A primeira a saber és tu.


Quando começa então a vida humana? Não será quando ela se anuncia? E quem recebe o anúncio, tu, sabe do que se trata: a de uma nova vida humana. Anúncio solitário. Bem-vindo? Mal-vindo? Iniludivelmente vindo. Desasadamente vindo.Vindo para a vida ao encontro da morte. Não é pessoa? De certeza que não é se o/a não deixarem ser: a pessoa vai-se fazendo sustentada pela humanidade em marcha para cada vez mais ser. Recorrer à ciência e à filosofia para destruir o embrião antes de? É sempre depois de que se opera a destruição, sustentada pela humanidade em marcha para cada vez mais ter. Ser ou ter - eis a questão.

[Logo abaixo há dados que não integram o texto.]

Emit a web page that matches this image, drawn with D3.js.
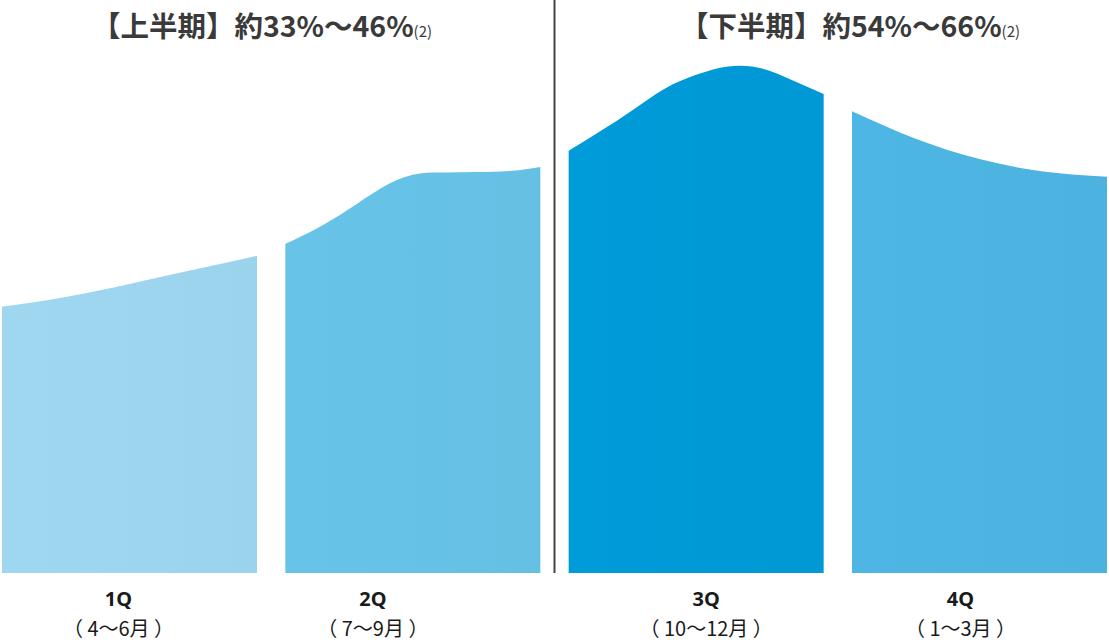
<!DOCTYPE html>
<html><head><meta charset="utf-8">
<script src="https://cdn.jsdelivr.net/npm/d3@7"></script>
<style>
html,body{margin:0;padding:0;background:#fff;}
svg{display:block;}
</style></head>
<body>
<svg id="chart" width="1109" height="642"></svg>
<script>
// ---- data ----
const quarters = ["1Q", "2Q", "3Q", "4Q"];
const monthLabels = ["（ 4～6月 ）", "（ 7～9月 ）", "（ 10～12月 ）", "（ 1～3月 ）"];
const halfTitles = ["【上半期】約33%～46%", "【下半期】約54%～66%"];
const halfNote = "(2)";
// relative position within each quarter (0..1) and curve height (index)
const q1Pos = [0, 0.25, 0.5, 0.75, 1];
const q1Val = [51.2, 53.1, 55.6, 58.3, 61.0];
const q2Pos = [0, 0.125, 0.25, 0.375, 0.5, 0.625, 0.75, 0.875, 1];
const q2Val = [63.3, 66.3, 70.0, 74.0, 76.6, 77.0, 77.1, 77.3, 78.1];
const q3Pos = [0, 0.125, 0.25, 0.375, 0.5, 0.625, 0.75, 0.875, 1];
const q3Val = [81.2, 85.0, 89.0, 93.1, 95.8, 97.4, 97.1, 94.8, 92.1];
const q4Pos = [0, 0.25, 0.5, 0.75, 1];
const q4Val = [88.8, 83.5, 79.6, 77.2, 76.2];
const colors = ["#9dd5ee", "#66c1e6", "#0099d7", "#4db4e2"];

const series = [
  {q: quarters[0], pos: q1Pos, val: q1Val},
  {q: quarters[1], pos: q2Pos, val: q2Val},
  {q: quarters[2], pos: q3Pos, val: q3Val},
  {q: quarters[3], pos: q4Pos, val: q4Val}
];

const svg = d3.select("#chart");
const baseY = 573;
const x = d3.scaleBand().domain(quarters).range([2, 1107]).paddingInner(0.1).paddingOuter(0);
const y = d3.scaleLinear().domain([0, 100]).range([baseY, 53]);

const defs = svg.append("defs");
series.forEach((s, i) => {
  const c = d3.color(colors[i]);
  const g = defs.append("linearGradient").attr("id", "g" + i).attr("x1", "0").attr("x2", "1").attr("y1", "0").attr("y2", "0");
  g.append("stop").attr("offset", "0").attr("stop-color", c.brighter(0.03).formatHex());
  g.append("stop").attr("offset", "1").attr("stop-color", c.darker(0.02).formatHex());
});

series.forEach((s, i) => {
  const x0 = x(s.q), w = x.bandwidth();
  const xi = d3.scaleLinear().domain([0, 1]).range([x0, x0 + w]);
  const pts = s.pos.map((p, k) => [p, s.val[k]]);
  const area = d3.area()
    .x(d => xi(d[0]))
    .y0(y(0))
    .y1(d => y(d[1]))
    .curve(d3.curveNatural);
  svg.append("path").attr("d", area(pts)).attr("fill", `url(#g${i})`);
});

// divider between halves
const divX = (x("2Q") + x.bandwidth() + x("3Q")) / 2;
svg.append("line").attr("x1", divX).attr("x2", divX).attr("y1", 0).attr("y2", baseY)
  .attr("stroke", "#444").attr("stroke-width", 2);

// half titles
const titleX = [262, 850];
halfTitles.forEach((t, i) => {
  const tx = svg.append("text").attr("x", titleX[i]).attr("y", 37)
    .attr("text-anchor", "middle")
    .attr("font-family", "'Noto Sans CJK JP', 'Noto Sans', sans-serif")
    .attr("fill", "#3a3a3a");
  tx.append("tspan").attr("font-size", 28.5).attr("font-weight", 700).text(t);
  tx.append("tspan").attr("font-size", 15).attr("font-weight", 400).text(halfNote);
});

// quarter labels
const labelOffset = [-11, -40, 10, -19];
quarters.forEach((q, i) => {
  const cx = x(q) + x.bandwidth() / 2 + labelOffset[i];
  svg.append("text").attr("x", cx).attr("y", 606).attr("text-anchor", "middle")
    .attr("font-family", "'Noto Sans', 'Noto Sans CJK JP', sans-serif")
    .attr("font-weight", 700).attr("font-size", 20).attr("fill", "#1a1a1a").text(q);
  svg.append("text").attr("x", cx).attr("y", 636).attr("text-anchor", "middle")
    .attr("font-family", "'Noto Sans CJK JP', sans-serif")
    .attr("font-weight", 400).attr("font-size", 20).attr("fill", "#1a1a1a").text(monthLabels[i]);
});
</script>
</body></html>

quinta-feira, junho 27, 2002

Nu Verão


Eu gosto do Verão porque as pessoas despem-se. E algumas despem-se tanto que ficam nuas. Eu gosto do nu: duas letras muito significativas - "n" de não; "u" de um. Nu = não um. Não um, mas dois ou mais...
No Verão as pessoas andam com menos (roupa, dinheiro, adereços, etc.). Podem portanto partilhar mais o que são e não o que têm. Se calhar Adão e Eva nasceram no Verão e... vestiram-se no Outono, a estação da Queda...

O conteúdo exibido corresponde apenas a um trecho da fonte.